On May 6, 2008 and May 12, 2004, respectively, the Company’s shareholders approved the 2008 Stock Incentive Plan (the “2008 Plan”) and the 2004 Stock Incentive Plan (the “2004 Plan”). On May 6, 2014, the Company’s shareholders approved the 2014 Stock Incentive Plan (as amended, the “2014 Plan” and together with the 2004 Plan and the 2008 Plan, the “Stock Plans”), which replaced the 2008 Plan and 2004 Plan for all equity-based awards granted on or after May 6, 2014. The 2014 Plan is designed to promote the long-term financial interests and growth of the Company by attracting, motivating and retaining employees with the ability to contribute to the success of the business and to align compensation for the Company’s employees over a multi-year period directly with the interests of the shareholders of the Company. The Company’s Board of Directors or a committee thereof administers the 2014 Plan.

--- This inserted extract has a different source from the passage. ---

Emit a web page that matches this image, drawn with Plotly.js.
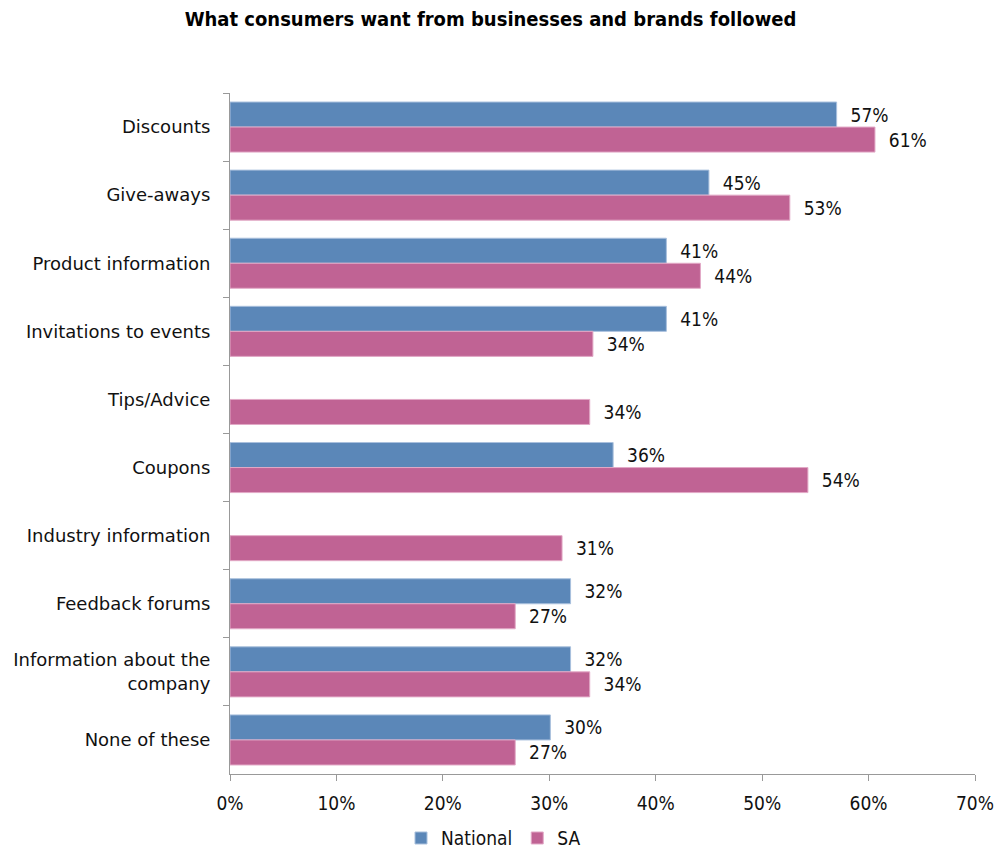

Pursuant to the option components of the Stock Plans, the Company’s Board of Directors authorized the Company to enter into agreements under which certain employees received stock options with (i) time vesting criteria and/or (ii) both time and performance vesting criteria (“T&P Options”). On May 7, 2015, the Company’s shareholders approved an amendment to the 2014 Plan to permit a one-time stock option exchange program under which the Company would offer eligible employees the opportunity to exchange certain eligible T&P Options on a (a) two-for-one basis for new stock options for all eligible employees, other than the Company’s Chief Executive Officer (i.e., so that the new stock options would cover half as many shares as the corresponding surrendered options) and (b) 3.5-for-one basis for new stock options for the Company’s Chief Executive Officer (i.e., so that the new stock options would cover a number of shares equal to the quotient of the number of shares covered by the corresponding surrendered options divided by 3.5). The option exchange program was designed to create better incentives for employees to remain with the Company and contribute to the attainment of its business and financial objectives.

On May 22, 2015, the Company launched a tender offer in connection with the option exchange program which expired on June 22, 2015. Pursuant to the offer, employees tendered options to purchase 1,700 shares of common stock (representing 99.6% of the total shares of common stock underlying the options eligible for exchange) with a weighted-average exercise price of $24.68 per share. The Company cancelled and replaced those options on June 22, 2015 with options to purchase 734 shares of common stock with an exercise price of $5.25 per share, which was the closing price per share of the Company’s common stock on the New York Stock Exchange on June 22, 2015. The replacement options vest over three years, with 25% vesting on each of the first and second anniversaries of the date of grant and 50% vesting on the third anniversary of the date of grant. The option exchange resulted in an incremental stock option expense of $1,599, which was determined by comparing the fair value of the T&P Option as calculated based on a Monte Carlo simulation, to the fair value of the replacement options, as calculated using the Black-Scholes option pricing model, for the eligible options at the time of exchange. This incremental expense, along with the unamortized expense associated with the cancelled options, is being recognized ratably over the new vesting period of the replacement options, which is three years. As of the end of fiscal 2015, there were no outstanding T&P Options.

During the first quarter of 2016, the Company granted 1 share of stock options with a vesting period of three years, with a total fair value of $6, or a weighted average fair value of $6.41 per share.

During the second quarter of 2016, the Company granted 4 shares of stock options with a vesting period of three years, with a total fair value of $25, or a weighted average fair value of $6.58 per share. During the second quarter of 2016, the Company also granted 434 shares of restricted stock with a vesting period of three years, with a total fair value of $5,730, or a weighted average fair value of $13.20 per share. During the second quarter of 2016, the Company also granted 289 shares of restricted stock, subject to certain performance conditions, with a vesting period of three years and a fair value of $3,819, or a weighted average fair value of $13.20 per share. These grants are subject to the minimum achievement of a year-end 2018 Net Debt/EBITDAS ratio of less than 4.5x. Depending upon the level of achievement above this minimum level, the amount of shares that can vest ranges from 96, or 33.33% of outstanding shares, to 482, or 166.67% of outstanding shares. The Company is currently accruing compensation expense to what we believe is the probable outcome upon vesting.